Moritz Moeller - Her writes "As most of you desktop users already know, the KDE Project recently released KDE 3.1beta2, which will be the final development release before KDE 3.1. The good news is, KDE 3.1 is scheduled for release in just a few weeks. The following page gives a nice overview about what is coming with many screenshots. It will certainly be the best KDE ever."

6 of 361 comments (clear)

  1. Oh well by Anonymous Coward · · Score: 4, Insightful

    It's really a shame SuSE wouldn't wait for this release before shipping their product a couple weeks before. It truly has a large number of improvements over 3.0.x. Oh well, perhaps other distros listen to their users' wishes more?
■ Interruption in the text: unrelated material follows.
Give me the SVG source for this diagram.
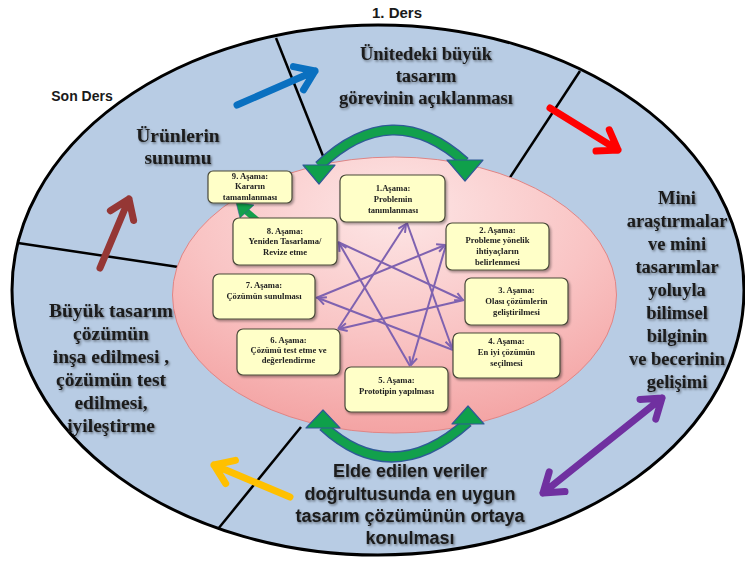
<svg xmlns="http://www.w3.org/2000/svg" width="745" height="569" viewBox="0 0 745 569">
<defs>
<style>
.divider{stroke:#000;stroke-width:2.5;fill:none}
.box{fill:#ffffc8;stroke:#4a4a3a;stroke-width:1.2}
.bt{font-family:"Liberation Serif","Times New Roman",serif;font-weight:bold;font-size:8.6px;fill:#222;text-anchor:middle}
.ring{font-family:"Liberation Serif","Times New Roman",serif;font-weight:bold;font-size:18.5px;fill:#1a1a1a;text-anchor:middle}
.ringL{font-size:19.5px}
.sans{font-family:"Liberation Sans",Arial,sans-serif;font-weight:bold;fill:#1a1a1a;text-anchor:middle}
.star{stroke:#7f62b0;stroke-width:2;fill:none}
.big{fill:none;stroke-width:7;stroke-linecap:round;stroke-linejoin:round}
.garc-o{fill:none;stroke:#2f5a96;stroke-width:11}
.garc-i{fill:none;stroke:#12a04c;stroke-width:8}
.ghead{fill:#0fa04b;stroke:#2f5a96;stroke-width:1.2;stroke-linejoin:round}
</style>
<radialGradient id="pinkg" cx="0.5" cy="0.2" r="0.9">
<stop offset="0" stop-color="#fde6e6"/>
<stop offset="0.5" stop-color="#f9c4c4"/>
<stop offset="1" stop-color="#f29a9a"/>
</radialGradient>
<filter id="tsh" x="-10%" y="-30%" width="120%" height="160%">
<feDropShadow dx="1.2" dy="1.5" stdDeviation="1.2" flood-color="#000" flood-opacity="0.45"/>
</filter>
<filter id="bsh" x="-10%" y="-10%" width="125%" height="130%">
<feDropShadow dx="1.5" dy="1.8" stdDeviation="1.2" flood-color="#000" flood-opacity="0.35"/>
</filter>
<marker id="pa" viewBox="0 0 10 10" refX="9" refY="5" markerWidth="5" markerHeight="5" orient="auto" markerUnits="strokeWidth">
<path d="M1,1 L9,5 L1,9" fill="none" stroke="#7f62b0" stroke-width="2" stroke-linejoin="round"/>
</marker>
</defs>

<g id="outer-ring">
<ellipse cx="378" cy="290" rx="366" ry="265" fill="#b8cce4" stroke="#000" stroke-width="3"/>
</g>

<g id="dividers">
<line class="divider" x1="276" y1="38" x2="327" y2="166"/>
<line class="divider" x1="580" y1="71" x2="505" y2="185"/>
<line class="divider" x1="18" y1="243" x2="185" y2="268"/>
<line class="divider" x1="301" y1="427" x2="218" y2="529"/>
</g>

<g id="inner-ellipse">
<ellipse cx="394.5" cy="295" rx="222" ry="138" fill="url(#pinkg)" stroke="#e08585" stroke-width="1"/>
</g>

<g id="connectors">
<g id="purple-star">
<line class="star" x1="338" y1="329" x2="406" y2="224" marker-end="url(#pa)"/>
<line class="star" x1="407" y1="223" x2="452" y2="348" marker-end="url(#pa)"/>
<line class="star" x1="453" y1="350" x2="318" y2="298" marker-end="url(#pa)"/>
<line class="star" x1="316" y1="298" x2="445" y2="245" marker-end="url(#pa)"/>
<line class="star" x1="446" y1="245" x2="411" y2="365" marker-end="url(#pa)"/>
<line class="star" x1="410" y1="366" x2="339" y2="243" marker-end="url(#pa)"/>
<line class="star" x1="338" y1="242" x2="463" y2="300" marker-end="url(#pa)"/>
<line class="star" x1="464" y1="300" x2="339" y2="329" marker-end="url(#pa)"/>
</g>
<g id="green-arc-top">
<path class="garc-o" d="M319,166 Q392,96 465,162"/>
<path class="garc-i" d="M319,166 Q392,96 465,162"/>
<polygon class="ghead" points="303,165 335,165 319,184"/>
<polygon class="ghead" points="447,160 483,160 465,181"/>
</g>
<g id="green-arc-bottom">
<path class="garc-o" d="M323,426 Q392,490 468,422"/>
<path class="garc-i" d="M323,426 Q392,490 468,422"/>
<polygon class="ghead" points="306,428 340,428 323,410"/>
<polygon class="ghead" points="452,424 484,424 468,406"/>
</g>
<g id="arrow-8-9">
<line x1="259" y1="222" x2="246" y2="211" stroke="#12a04c" stroke-width="6.5"/>
<polygon points="236,202 254,205 240,218" fill="#12a04c" stroke="#2f5a96" stroke-width="0.6"/>
</g>
<g id="blue-arrow">
<path class="big" stroke="#0a70c0" d="M237,105 L315,71 M293.4,66.6 L315,71 L303.5,89.8"/>
</g>
<g id="red-arrow">
<path class="big" stroke="#ff0000" d="M550,108 L618,150 M609.3,129.8 L618,150 L596,151"/>
</g>
<g id="brown-arrow">
<path class="big" stroke="#953735" d="M100,268 L129,199 M110.4,210.7 L129,199 L133.6,220.5"/>
</g>
<g id="yellow-arrow">
<path class="big" stroke="#ffc000" d="M290,497 L214,465 M225.7,483.6 L214,465 L235.5,460.4"/>
</g>
<g id="purple-double-arrow">
<path class="big" stroke="#7030a0" d="M543,493 L662,398 M640,399.4 L662,398 L655.8,419.1 M565,491.6 L543,493 L549.2,471.9"/>
</g>
</g>

<g id="stage9" filter="url(#bsh)">
<rect class="box" x="208" y="171" width="84" height="32" rx="5"/>
<text class="bt" x="250" y="179">9. Aşama:</text>
<text class="bt" x="250" y="189">Kararın</text>
<text class="bt" x="250" y="200">tamamlanması</text>
</g>
<g id="stage8" filter="url(#bsh)">
<rect class="box" x="233" y="218" width="104" height="47" rx="6"/>
<text class="bt" x="285" y="234">8. Aşama:</text>
<text class="bt" x="285" y="244">Yeniden Tasarlama/</text>
<text class="bt" x="285" y="255">Revize etme</text>
</g>
<g id="stage1" filter="url(#bsh)">
<rect class="box" x="340" y="175" width="105" height="47" rx="6"/>
<text class="bt" x="393" y="191">1.Aşama:</text>
<text class="bt" x="393" y="202">Problemin</text>
<text class="bt" x="393" y="213">tanımlanması</text>
</g>
<g id="stage2" filter="url(#bsh)">
<rect class="box" x="446" y="223" width="103" height="47" rx="6"/>
<text class="bt" x="497.5" y="233">2. Aşama:</text>
<text class="bt" x="497.5" y="243">Probleme yönelik</text>
<text class="bt" x="497.5" y="254">ihtiyaçların</text>
<text class="bt" x="497.5" y="265">belirlenmesi</text>
</g>
<g id="stage3" filter="url(#bsh)">
<rect class="box" x="465" y="278" width="103" height="47" rx="6"/>
<text class="bt" x="516.5" y="293">3. Aşama:</text>
<text class="bt" x="516.5" y="304">Olası çözümlerin</text>
<text class="bt" x="516.5" y="315">geliştirilmesi</text>
</g>
<g id="stage4" filter="url(#bsh)">
<rect class="box" x="453" y="333" width="107" height="45" rx="6"/>
<text class="bt" x="506.5" y="344">4. Aşama:</text>
<text class="bt" x="506.5" y="355">En iyi çözümün</text>
<text class="bt" x="506.5" y="366">seçilmesi</text>
</g>
<g id="stage5" filter="url(#bsh)">
<rect class="box" x="345" y="367" width="103" height="45" rx="6"/>
<text class="bt" x="396.5" y="383">5. Aşama:</text>
<text class="bt" x="396.5" y="394">Prototipin yapılması</text>
</g>
<g id="stage6" filter="url(#bsh)">
<rect class="box" x="237" y="329" width="103" height="46" rx="6"/>
<text class="bt" x="288.5" y="343">6. Aşama:</text>
<text class="bt" x="288.5" y="353">Çözümü test etme ve</text>
<text class="bt" x="288.5" y="363">değerlendirme</text>
</g>
<g id="stage7" filter="url(#bsh)">
<rect class="box" x="213" y="274" width="102" height="45" rx="6"/>
<text class="bt" x="264" y="288">7. Aşama:</text>
<text class="bt" x="264" y="299">Çözümün sunulması</text>
</g>

<g id="label-first">
<text class="sans" x="397" y="18" font-size="15">1. Ders</text>
</g>
<g id="label-last">
<text class="sans" x="82" y="101" font-size="14">Son Ders</text>
</g>

<g id="phase-task" filter="url(#tsh)">
<text class="ring" x="426" y="60">Ünitedeki büyük</text>
<text class="ring" x="426" y="82">tasarım</text>
<text class="ring" x="426" y="104">görevinin açıklanması</text>
</g>
<g id="phase-mini" filter="url(#tsh)">
<text class="ring" x="677" y="204">Mini</text>
<text class="ring" x="677" y="227">araştırmalar</text>
<text class="ring" x="677" y="250">ve mini</text>
<text class="ring" x="677" y="273">tasarımlar</text>
<text class="ring" x="677" y="296">yoluyla</text>
<text class="ring" x="677" y="319">bilimsel</text>
<text class="ring" x="677" y="342">bilginin</text>
<text class="ring" x="677" y="365">ve becerinin</text>
<text class="ring" x="677" y="388">gelişimi</text>
</g>
<g id="phase-solution" filter="url(#tsh)">
<text class="sans" x="410" y="477" font-size="18">Elde edilen veriler</text>
<text class="sans" x="410" y="500" font-size="18">doğrultusunda en uygun</text>
<text class="sans" x="410" y="522" font-size="18">tasarım çözümünün ortaya</text>
<text class="sans" x="410" y="544" font-size="18">konulması</text>
</g>
<g id="phase-build" filter="url(#tsh)">
<text class="ring ringL" x="111" y="317">Büyük tasarım</text>
<text class="ring ringL" x="111" y="340">çözümün</text>
<text class="ring ringL" x="111" y="363">inşa edilmesi ,</text>
<text class="ring ringL" x="111" y="386">çözümün test</text>
<text class="ring ringL" x="111" y="409">edilmesi,</text>
<text class="ring ringL" x="111" y="432">iyileştirme</text>
</g>
<g id="phase-present" filter="url(#tsh)">
<text class="ring ringL" x="178" y="142">Ürünlerin</text>
<text class="ring ringL" x="178" y="164">sunumu</text>
</g>
</svg>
  2. Browser integration by Jungle+guy · · Score: 4, Insightful
    It is a good thing they are concentrating in improving Konqueror. Mozilla is great, but it drags on my desktop. Just like Galeon is much faster in Gnome than Mozilla.

    It is kind funny, though, that KDE is integrating a browser with the desktop environment. Back when Microsoft did that with Internet Explorer and Windows, they received a lot of criticism.

    Don't get me wrong there - the guys in Microsoft are guilty for their monopolistic efforts to demote Netscape. The deals with the OEM integrators are shameful. But integrating the browser with Windows was a right option made by the IT staff.

    1. Re:Browser integration by dimator · · Score: 5, Insightful

      For all the flaming Microsoft gets for copying stuff, it's amazing that KDE doesn't get the same. Just looking at the screenshots, its clearly evident that windows XP's style has definitely had influence on the KDE artists, in terms of icon style, colors, etc.

      --
      python -c "x='python -c %sx=%s; print x%%(chr(34),repr(x),chr(34))%s'; print x%(chr(34),repr(x),chr(34))"
    2. Re:Browser integration by JoeBuck · · Score: 5, Insightful

      Konqueror's integration is completely different from IE's integration. IE isn't just integrated into the desktop, but is wired deep into the bowels of the OS, using interfaces not available for other apps. Microsoft made the design as non-modular as they could on purpose, just to kill Netscape. They scrambled up IE DLL's with system DLL's, just to make it painful to remove IE.

      Konqueror just uses the same classes that any other app can use. It has no privileged position. Furthermore, you can run Konqueror from a Gnome desktop.

    3. Re:Browser integration by Metrol · · Score: 4, Insightful

      It is kind funny, though, that KDE is integrating a browser with the desktop environment.

      You've got this a little backwards, though it may look very much the same to an end user.

      Konqueror itself is just a shell that can embed components. One of those components just happens to be khtml, the web browser. It also embeds a media player, file manager, image viewer, and probably a few other goodies I've neglected to mention. You simply have one window capable of a variety of embeddable tasks.

      Microsoft took the approach starting from the browser, then getting things to work around it. It's an entirely different approach, but the end result "appears" to be what KDE is doing.

      --
      The line must be drawn here. This far. No further.
  3. Everyone always says this by JoeBuck · · Score: 5, Insightful

    Because a GNU/Linux distribution consists of a huge number of independently developed components, there will always be some cool new upgrade to some important package that comes out just a bit too late to make the cut. In many cases, "too late" can mean "two months before ship date", or even more, for any distributor who bothers to do testing before shipping. Waiting doesn't help, because then someone else upgrades their package, and so on. GCC, XFree86, Gnome, KDE, Apache, mysql, etc. all have their own schedules.

    In any case, if 3.1 has cool new stuff, you may want to wait until 3.1.1 for the bugs in the cool new stuff to be fixed. This is no shot at KDE, the same is true for all other big projects.